# Good climbs in Austin?



## Sojourneyman

Any good climbing routes in Austin? I live in the North part and and bike through rolling hills in the beginning then flats, and I was wondering if there was any good lengthy climbs to bust my butt on?


----------



## stevers

There's a nice hill in Jester Estates off of RR2222, Spicewood Springs Dr off of 360, 
I think its Westlake Dr, but I don't remember seeing a sign. 

I used to do a loop from NW Austin via Balcones / Exposition to Red Bud Trail, and then past Westlake High School to Loop 360. Then take 360 north and go on Spicewood Springs towards Mesa.

Haven't ridden in Austin in a couple of years, but I still remember these hills....


----------



## Kalrog

Are you going for long hills that you can grind out? Or are you going for short hills that you can do some repeat work on? Or maybe just a nice route that actually has some hills on it?

There is always the Tour das Hugel (did I spell that right?) that does something like 12k of climbing over 100 miles all in Austin. There are some great ideas in that route.

http://sports.groups.yahoo.com/group/tourdashugel/


----------



## El Guapo

*Here are a few...*

Off Hwy.360: Courtyard, Jester, Beaufort, Bluffstone, Yaupon...all of these exceed 14%.
Laps on 360 give you a good mix of 5-9% rollers.
Hwy.620: climb from the river crossing (below the dam) all the way to the top (intersection to the Oasis).
Lime Creek: Triple B**ch.
In Westlake: Redbud
Hwy.2222 between 360 and 71: lots of rollers.
Cuernevaca: climbs from Lake Austin to 2222.
Lost Creek loop: 3 STEEP climbs in a row followed by a brief 20% exit from Barton Creek Resort up to 2222.


----------



## texbike

Sojo,

There aren't any LONG grinds like you will find in more mountainous areas. The three longest that I can think of are:

1. Redbud Trail going from Lake Austin Blvd toward Bee Caves Rd. There are several steeper pitches along the route once you pass the river, but it is mostly a gentle, consistent grade heading toward Bee Caves Road.

2. LaDera Norte off of 360 (zip is 78731). This is a slow slog, with a couple of steeper pitches thrown in for excitement.

3. River Hills Road off of 2244 (Bee Caves Rd). Take Cuernavaca all the way down to the very bottom where it ends and take a right on River Hills. This will put you at river level and allow a nice ride all the way back up to Bee Caves Road. It is mostly a gently rising ride with a couple of steeper sections.

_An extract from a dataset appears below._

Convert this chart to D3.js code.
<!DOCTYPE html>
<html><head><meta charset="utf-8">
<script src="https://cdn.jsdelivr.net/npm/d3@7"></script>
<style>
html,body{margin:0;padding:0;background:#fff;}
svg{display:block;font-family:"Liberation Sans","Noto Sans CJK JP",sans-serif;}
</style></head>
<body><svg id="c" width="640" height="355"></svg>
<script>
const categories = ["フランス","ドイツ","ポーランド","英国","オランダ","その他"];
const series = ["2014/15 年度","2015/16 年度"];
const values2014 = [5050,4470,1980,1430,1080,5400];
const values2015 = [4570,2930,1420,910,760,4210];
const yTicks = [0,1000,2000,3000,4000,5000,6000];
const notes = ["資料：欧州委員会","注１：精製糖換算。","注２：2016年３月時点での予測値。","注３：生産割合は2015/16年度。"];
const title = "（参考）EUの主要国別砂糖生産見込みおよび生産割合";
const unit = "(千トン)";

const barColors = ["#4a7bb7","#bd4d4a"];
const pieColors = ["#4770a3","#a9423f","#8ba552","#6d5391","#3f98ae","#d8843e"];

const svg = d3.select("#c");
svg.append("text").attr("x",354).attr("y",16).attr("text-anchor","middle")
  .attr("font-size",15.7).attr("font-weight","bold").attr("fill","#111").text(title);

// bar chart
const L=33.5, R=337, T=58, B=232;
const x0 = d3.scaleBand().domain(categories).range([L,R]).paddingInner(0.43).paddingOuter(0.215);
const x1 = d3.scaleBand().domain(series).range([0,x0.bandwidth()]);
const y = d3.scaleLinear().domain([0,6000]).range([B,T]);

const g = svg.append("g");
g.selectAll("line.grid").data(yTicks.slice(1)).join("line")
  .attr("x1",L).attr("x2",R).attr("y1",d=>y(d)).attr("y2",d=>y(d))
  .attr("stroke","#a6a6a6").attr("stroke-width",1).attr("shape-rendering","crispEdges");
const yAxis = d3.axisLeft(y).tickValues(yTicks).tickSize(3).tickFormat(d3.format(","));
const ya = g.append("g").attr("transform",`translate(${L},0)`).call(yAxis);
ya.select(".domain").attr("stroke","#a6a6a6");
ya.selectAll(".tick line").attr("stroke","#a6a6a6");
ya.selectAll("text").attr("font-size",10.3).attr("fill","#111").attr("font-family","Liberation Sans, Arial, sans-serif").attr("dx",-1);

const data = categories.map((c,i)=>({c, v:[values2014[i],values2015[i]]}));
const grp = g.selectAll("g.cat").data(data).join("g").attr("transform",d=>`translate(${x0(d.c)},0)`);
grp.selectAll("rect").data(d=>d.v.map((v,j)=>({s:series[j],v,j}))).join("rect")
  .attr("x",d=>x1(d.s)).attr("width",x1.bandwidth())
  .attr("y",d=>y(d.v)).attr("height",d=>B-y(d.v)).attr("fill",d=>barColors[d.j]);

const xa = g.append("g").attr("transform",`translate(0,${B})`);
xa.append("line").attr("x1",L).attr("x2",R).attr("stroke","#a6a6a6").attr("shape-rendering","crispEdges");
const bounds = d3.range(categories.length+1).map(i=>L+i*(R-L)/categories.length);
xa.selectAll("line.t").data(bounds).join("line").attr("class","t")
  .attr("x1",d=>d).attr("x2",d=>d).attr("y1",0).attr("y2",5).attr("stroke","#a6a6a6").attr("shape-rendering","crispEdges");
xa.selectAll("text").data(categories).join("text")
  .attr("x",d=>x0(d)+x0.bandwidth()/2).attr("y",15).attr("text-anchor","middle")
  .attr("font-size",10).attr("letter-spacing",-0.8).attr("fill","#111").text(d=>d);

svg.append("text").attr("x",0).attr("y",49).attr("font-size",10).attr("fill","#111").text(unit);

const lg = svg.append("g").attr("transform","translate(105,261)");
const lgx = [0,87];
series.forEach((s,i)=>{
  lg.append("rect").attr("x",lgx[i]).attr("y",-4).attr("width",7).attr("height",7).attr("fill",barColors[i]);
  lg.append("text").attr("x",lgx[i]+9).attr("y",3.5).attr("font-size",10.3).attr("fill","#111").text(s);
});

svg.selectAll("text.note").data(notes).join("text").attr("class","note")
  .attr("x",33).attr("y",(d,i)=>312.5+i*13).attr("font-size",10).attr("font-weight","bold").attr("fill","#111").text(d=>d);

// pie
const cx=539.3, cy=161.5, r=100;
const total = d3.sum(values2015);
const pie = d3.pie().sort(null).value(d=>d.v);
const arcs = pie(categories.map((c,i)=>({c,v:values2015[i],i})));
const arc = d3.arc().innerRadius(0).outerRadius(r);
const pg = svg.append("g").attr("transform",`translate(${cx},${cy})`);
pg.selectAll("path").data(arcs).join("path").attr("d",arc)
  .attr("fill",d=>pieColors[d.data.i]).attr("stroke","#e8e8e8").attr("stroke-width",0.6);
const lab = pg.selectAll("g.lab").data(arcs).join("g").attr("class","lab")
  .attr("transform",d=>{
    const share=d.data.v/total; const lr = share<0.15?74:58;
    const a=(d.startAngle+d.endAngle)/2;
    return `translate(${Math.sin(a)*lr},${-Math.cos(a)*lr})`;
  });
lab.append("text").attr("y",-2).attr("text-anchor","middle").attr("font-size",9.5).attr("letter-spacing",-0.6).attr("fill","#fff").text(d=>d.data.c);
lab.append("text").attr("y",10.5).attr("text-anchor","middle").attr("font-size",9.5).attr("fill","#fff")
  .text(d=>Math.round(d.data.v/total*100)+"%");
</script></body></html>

I did four local climbs last night after being out of town for the week: Redbud Trail, Courtyard, Jester, and Spicewood Springs. They may be short, but they felt MUCH longer when I was doing them!  


-Texbike


----------



## stevers

Like I said I used to do my NW Austin / 360 loop, but now when I visit my parents, they've got a couple of climbs near their house:

1. Mesa Drive from 2222.
2. Mountainclimb from Dry Creek
3. Dry Creek from 2222

I TRY (operative word is TRY) to do these as practice for the MS150, since I now live in Katy and understand flatland better then hills...


----------